I have developed two web services. The main service is a RESTful service (using DB), and another UI service that uses the RESTful service.
Say I want to test the UI for now (integration tests), every test will makes changes in the prod DB. More then that, if in the RESTful service, there are one-way functions for security reasons. I mean that functions that can not be revert (Say if mark item as ‘done’, I can’t edit or delete it anymore)?
This things are very logical, the most websites I know have the same situation. All these websites are not testable?
1
First of all, you shouldn’t be testing against your production database. If you ever need to rerun your tests after the application has gone live (and you will need to do that), you run a serious risk of losing or corrupting data that is vital to the business.
So, instead of testing against the production database, you test against a test database (which should structurally be a copy of the production one). Then you can also add facilities to your test harness to reset that test database to a known state just before or after running a particular test.

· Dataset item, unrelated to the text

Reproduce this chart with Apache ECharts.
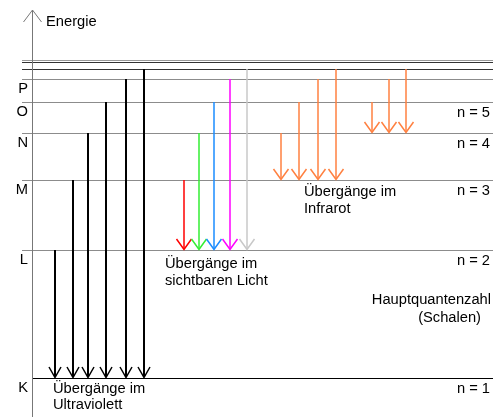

This way, you can test the correct (inter-)operation of the two web services.
If the correct operation of the RESTful service can be presumed, you can also opt for a fake/mock of the RESTful service, which gives all the expected responses for the particular test, but doesn’t actually persist anything.
2
Since you have to do unit testing for the REST API, I would assume you are using mock objects for those, rather than interact directly with the database. This should give you a framework of proper “valid” responses from the API already – what I’m getting at is that when you test, you should know you’re in “test mode” (either through some global environment variable, separate testing environment or an extra parameter you set in the requests r somewhere else in your workflows). So if you are in test mode, your REST API should return mock objects to your client in the response, without affecting your database records in any way.
Since these are tests on the client side, your concern should be strictly to test the client interaction, because proper API behavior is tested by the REST server-side unit tests, so you should assume that the API itself behaves as it’s supposed to.
Given HATEOAS, you only need to change the base URL for your RESTful service to point the UI service to another implementation of it. So set up a staging version of your UI and test it against a staging version of the data service, making that one change.